It has now become Donna Cansfield’s job to make the Greater Toronto Transportation Authority (GTTA) work, reported the Toronto Star May 24. Questions still swirl around the GTTA, which critics have pointed out will not have the power required of a regional transit body. But with traffic gridlock draining about $2 billion a year from the local economy, Cansfield has to make easing congestion a top priority. Part of that solution comes in the form of the new extension of the Spadina subway line from Downsview station through the York University campus and north of Steeles Avenue into Vaughan. The Liberals have already earmarked $670 million for this first subway line into the 905 region. But Ottawa and the municipalities have yet to announce what the amount of their contribution will be. Finding those federal and municipal matching funds may turn out to be Cansfield’s biggest challenge.
Drawing the line when doing the firm’s dirty work
In an advice column on workplace ethics in The Globe and Mail May 24, a writer asked what she should do about concerns that her employer is treating a former long-time employee unfairly – albeit legally. You can consult the company’s ethics code, seek out its watchdog and blow the whistle anonymously, suggested Wesley Cragg, the Gardiner Professor of Business Ethics at York University’s Schulich School of Business. Often these resources are external and at arm’s length to the brass, he said. Decide whether you can live with keeping this information to yourself, the columnist added. If you can’t, you’ll have to walk.
Nicol’s film on gay marriage is third of four-part series
What do you get with a strong belief in gay rights and a $200,000-grant? How about a world premiere at Inside Out? Nancy Nicol, professor of visual arts in York’s Faculty of Fine Arts, is the director and producer of the new documentary The End of Second Class, which premieres this weekend at the Inside Out film festival, an annual showcase of gay and lesbian films, reported the National Post May 20. She travelled across Canada and interviewed key players in the quest for gay marriage, including prominent lawyers and activists. It showcases three couples: one from each of British Columbia, Ontario and Quebec.
“This was an opportunity to travel across the country and meet people on the forefront of winning rights to marriage,” Nicol says. The End of Second Class is no new feat for the director; she’s been making films since 1979. This film is part of her ongoing project of four movies on gay rights, with one more addition to come. “I’ve been absolutely obsessed with this project for 10 years,” she says. The Inside Out festival brings films by or about gay, lesbian, bisexual and transgendered people to Toronto.
Former Hillel director at York to lead Betar-Tagar
The former director of Hillel at York University, Talia Klein, the newly appointed executive director of Betar-Tagar Canada, said her goal is to continue to give Jewish students the opportunity to express their Zionism and Jewish pride on campus, reported the Canadian Jewish News May 25. Klein will replace Itay Gadot, a Jewish Agency shaliach (emissary) who will end his four-year tenure as head of the right-wing Zionist youth group this summer. Klein has served the Jewish community as the national chair of the North American Jewish Students Network, as vice-president of the World Union of Jewish Students and as the youngest ever national officer of Canadian Jewish Congress.

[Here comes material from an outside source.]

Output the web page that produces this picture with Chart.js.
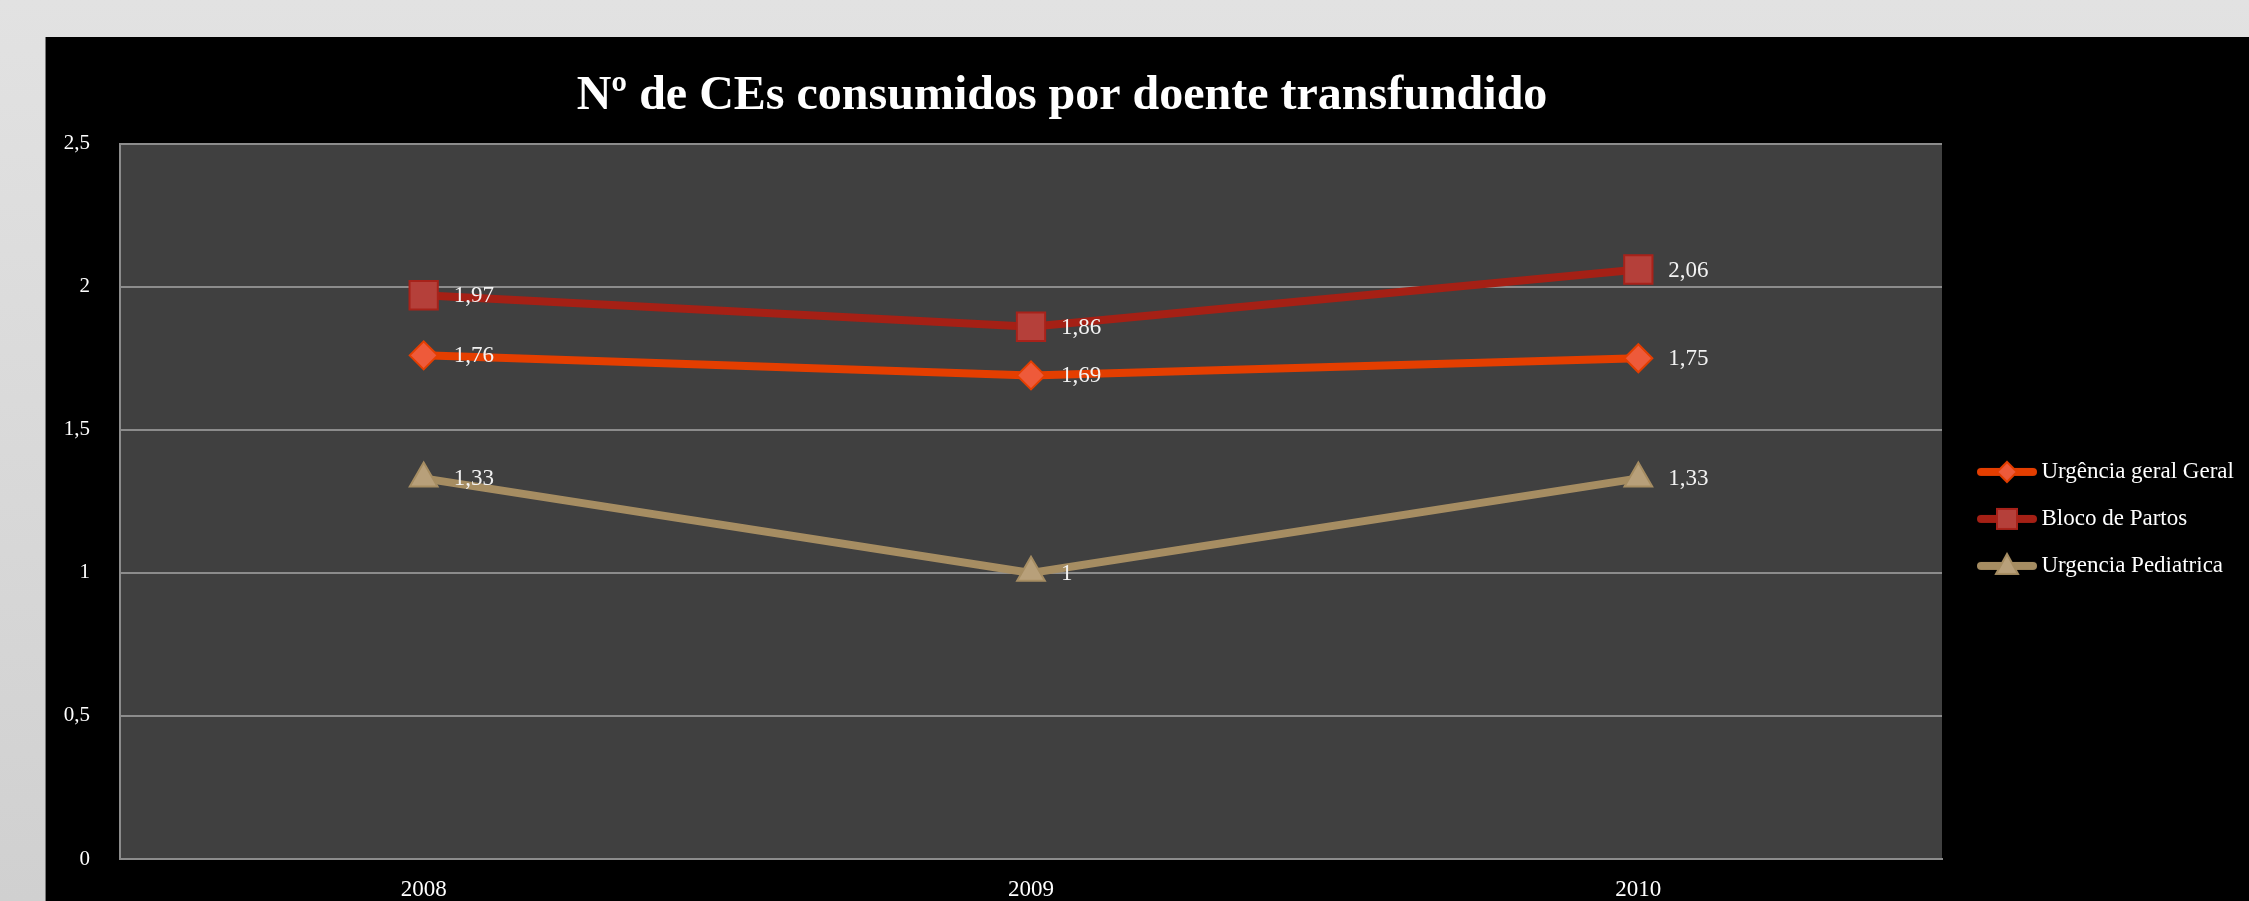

Dance alumna’s latest piece is based on Sufi poetry
Visitors to Peterborough’s Millenium Park on June 3 will have the surprise pleasure of viewing a unique and colourful event, reported the Peterborough Examiner May 24. York graduate Denise Fujiwara (BFA ‘79), a choreographer, dancer, actor and dance impresario who is recognized throughout Canada and the United States, has created a new dance piece inspired by a 12th-century Sufi poem, “Conference of the Birds”. This performance will be presented by Peterborough New Dance one time only at 2pm.
Meet Denise and her birds, which include some graduates of York’s Department of Dance, Faculty of Fine Arts – Nova Bhattacharya, Leanne Dixon, Michael Du Maresq, Katherine Duncanson, Sasha Ivanochko, Viv Moore (BFA ‘90), Philip Shepherd, Heidi Strauss, Rebecca Hope Terry, and Beth Despres (BFA ‘03) as understudy – immediately following the performance.
Fujiwara is a choreographer, dancer, actor, dance impresario and teacher with over 25 years of professional experience. She began her career in childhood, as a gymnast and competed internationally on the Canadian Modern Gymnastics team. Upon completing an Honours BFA in dance at York, she became one of the founders of TIDE (Toronto Independent Dance Enterprise). Here she was instrumental in the creation of a diverse body of work for the now-defunct but still notorious company that danced across Canada for 10 years.